Harmonie du soir

Marie Laurencin, Danseuses espagnoles (détail), 1920-1921 (en ce moment à la Barnes Foundation, Philadelphie)

J’aime ici, dans notre enclave pennsylvanienne, l’équilibre de nos soirées, les alternances et les harmonies qu’elles permettent. Ce soir, seule avec les enfants, je prépare un dîner semi-japonais, fais la vaisselle, le tout dans une longue paix – l’entropie et les cris réduits au minimum.

Je m’accoude à l’îlot en chêne de la cuisine, allume le haut-parleur, sélectionne un morceau. Cela m’arrive rarement, de ne rien faire, juste de m’arrêter et d’écouter la musique.

A. est en train de se préparer pour se coucher, il me glisse : « Maman, tu écoutes toujours le même Nocturne de Chopin. »

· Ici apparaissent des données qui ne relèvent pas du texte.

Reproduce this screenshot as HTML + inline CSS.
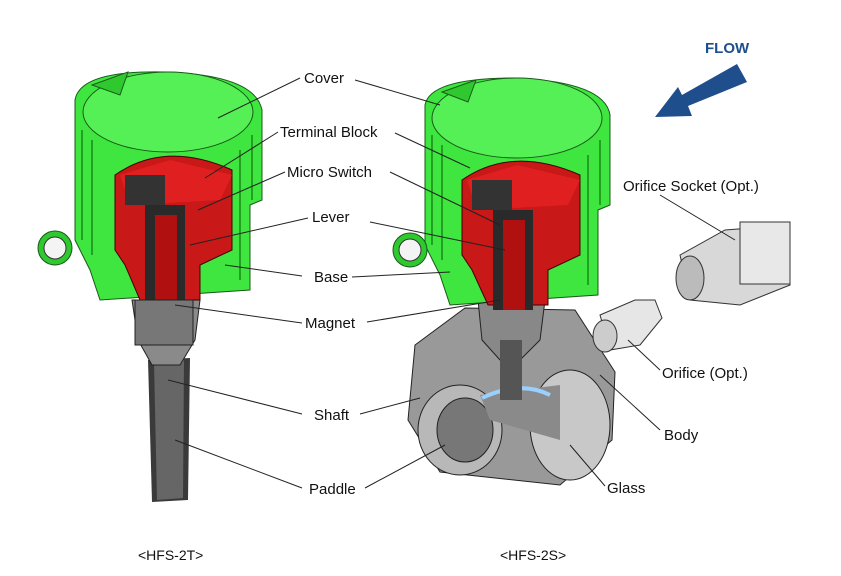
<!DOCTYPE html>
<html><head><meta charset="utf-8"><style>
html,body{margin:0;padding:0;background:#fff;}
svg{display:block;font-family:"Liberation Sans","Noto Sans CJK KR",sans-serif;}
text{font-size:15px;fill:#111;}
</style></head><body>
<svg width="841" height="576" viewBox="0 0 841 576" xmlns="http://www.w3.org/2000/svg">
<!-- LEFT DEVICE -->
<g>
  <path d="M148 360 L190 358 L188 500 L152 502 Z" fill="#3a3a3a"/>
  <path d="M154 362 L184 360 L183 498 L157 500 Z" fill="#666"/>
  <path d="M132 300 L200 300 L195 340 L180 365 L152 365 L138 340 Z" fill="#8a8a8a" stroke="#222"/>
  <path d="M75 100 Q80 70 165 72 Q255 75 262 110 L262 200 L250 205 L250 290 L100 300 L90 270 L75 240 Z" fill="#3fe63f" stroke="#1a5a1a"/>
  <g stroke="#22a022" stroke-width="2">
    <path d="M82 130 L82 240"/><path d="M92 140 L92 255"/><path d="M240 150 L240 280"/><path d="M252 135 L252 200"/>
  </g>
  <ellipse cx="168" cy="112" rx="85" ry="40" fill="#55f055" stroke="#1a5a1a"/>
  <path d="M92 85 L128 72 L120 95 Z" fill="#2fc82f" stroke="#1a5a1a"/>
  <path d="M115 175 Q165 140 232 170 L232 250 L200 265 L200 300 L140 300 L125 265 L115 250 Z" fill="#c81818" stroke="#400"/>
  <path d="M120 175 L170 160 L232 175 L220 200 L130 205 Z" fill="#e02020"/>
  <rect x="125" y="175" width="40" height="30" fill="#333"/>
  <rect x="145" y="205" width="40" height="110" fill="#2a2a2a"/>
  <rect x="155" y="215" width="22" height="100" fill="#b01010"/>
  <rect x="135" y="300" width="58" height="45" fill="#777" stroke="#222"/>
  <circle cx="55" cy="248" r="17" fill="#2fc82f" stroke="#1a5a1a"/>
  <circle cx="55" cy="248" r="11" fill="#f4f4f4" stroke="#333"/>
</g>
<!-- RIGHT DEVICE -->
<g>
  <path d="M415 345 L465 308 L575 310 L615 372 L612 440 L560 485 L440 472 L408 420 Z" fill="#999" stroke="#222"/>
  <ellipse cx="460" cy="430" rx="42" ry="45" fill="#b8b8b8" stroke="#222"/>
  <ellipse cx="465" cy="430" rx="28" ry="32" fill="#777" stroke="#222"/>
  <ellipse cx="570" cy="425" rx="40" ry="55" fill="#c8c8c8" stroke="#222"/>
  <path d="M480 395 L560 385 L560 440 L490 420 Z" fill="#8a8a8a"/>
  <path d="M482 398 Q520 380 550 395" stroke="#9ad0ff" stroke-width="4" fill="none"/>
  <path d="M478 300 L545 300 L540 340 L520 360 L500 360 L482 340 Z" fill="#888" stroke="#222"/>
  <rect x="500" y="340" width="22" height="60" fill="#555"/>
  <path d="M425 105 Q430 78 515 78 Q605 82 610 115 L610 205 L598 210 L598 295 L450 305 L440 275 L425 245 Z" fill="#3fe63f" stroke="#1a5a1a"/>
  <g stroke="#22a022" stroke-width="2">
    <path d="M432 135 L432 245"/><path d="M442 145 L442 260"/><path d="M588 155 L588 285"/><path d="M600 140 L600 205"/>
  </g>
  <ellipse cx="517" cy="118" rx="85" ry="40" fill="#55f055" stroke="#1a5a1a"/>
  <path d="M442 92 L476 80 L468 102 Z" fill="#2fc82f" stroke="#1a5a1a"/>
  <path d="M462 180 Q512 145 580 175 L580 255 L548 270 L548 305 L488 305 L472 270 L462 255 Z" fill="#c81818" stroke="#400"/>
  <path d="M467 180 L517 165 L580 180 L568 205 L477 210 Z" fill="#e02020"/>
  <rect x="472" y="180" width="40" height="30" fill="#333"/>
  <rect x="493" y="210" width="40" height="100" fill="#2a2a2a"/>
  <rect x="503" y="220" width="22" height="90" fill="#b01010"/>
  <circle cx="410" cy="250" r="17" fill="#2fc82f" stroke="#1a5a1a"/>
  <circle cx="410" cy="250" r="11" fill="#f4f4f4" stroke="#333"/>
</g>
<path d="M600 315 L635 300 L655 300 L662 318 L640 345 L610 350 Z" fill="#e6e6e6" stroke="#333"/>
<ellipse cx="605" cy="336" rx="12" ry="16" fill="#ccc" stroke="#333"/>
<path d="M680 255 L725 230 L790 225 L790 285 L740 305 L690 300 Z" fill="#d8d8d8" stroke="#333"/>
<ellipse cx="690" cy="278" rx="14" ry="22" fill="#bbb" stroke="#333"/>
<rect x="740" y="222" width="50" height="62" fill="#e8e8e8" stroke="#333"/>
<text x="705" y="53" style="font-weight:bold;font-size:15px;fill:#1f4e8c">FLOW</text>
<path d="M737 64 L747 82 L688 106 L692 116 L655 117 L678 87 L682 95 Z" fill="#1f4e8c"/>
<g stroke="#222" stroke-width="1" fill="none">
  <path d="M300 78 L218 118"/><path d="M355 80 L440 105"/>
  <path d="M278 132 L205 178"/><path d="M395 133 L470 168"/>
  <path d="M285 172 L198 210"/><path d="M390 172 L500 225"/>
  <path d="M308 218 L190 245"/><path d="M370 222 L505 250"/>
  <path d="M302 276 L225 265"/><path d="M352 277 L450 272"/>
  <path d="M302 323 L175 305"/><path d="M367 322 L500 300"/>
  <path d="M302 414 L168 380"/><path d="M360 414 L420 398"/>
  <path d="M302 488 L175 440"/><path d="M365 488 L445 445"/>
  <path d="M660 195 L735 240"/>
  <path d="M660 370 L628 340"/>
  <path d="M660 430 L600 375"/>
  <path d="M605 486 L570 445"/>
</g>
<text x="304" y="83">Cover</text>
<text x="280" y="137">Terminal Block</text>
<text x="287" y="177">Micro Switch</text>
<text x="312" y="222">Lever</text>
<text x="314" y="282">Base</text>
<text x="305" y="328">Magnet</text>
<text x="314" y="420">Shaft</text>
<text x="309" y="494">Paddle</text>
<text x="623" y="191">Orifice Socket (Opt.)</text>
<text x="662" y="378">Orifice (Opt.)</text>
<text x="664" y="440">Body</text>
<text x="607" y="493">Glass</text>
<text x="138" y="560" style="font-size:14px">&lt;HFS-2T&gt;</text>
<text x="500" y="560" style="font-size:14px">&lt;HFS-2S&gt;</text>
</svg>
</body></html>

Son : non pas le Nocturne en question, mais Carnaval, Op. 9 : XII. Chopin (1834, interprété par Daniil Trifonov, 2017), écrit par Robert Schumann en évocation à Chopin. Le premier vouait une grande admiration – non réciproque – au second. Quelle vie, ce pauvre Schumann, entre la longue lutte pour pouvoir se marier avec celle qu’il aime (Clara), les acouphènes et les hallucinations musicales sur la fin, terminer sa vie à l’asile après s’être jeté dans le Rhin en pantoufles.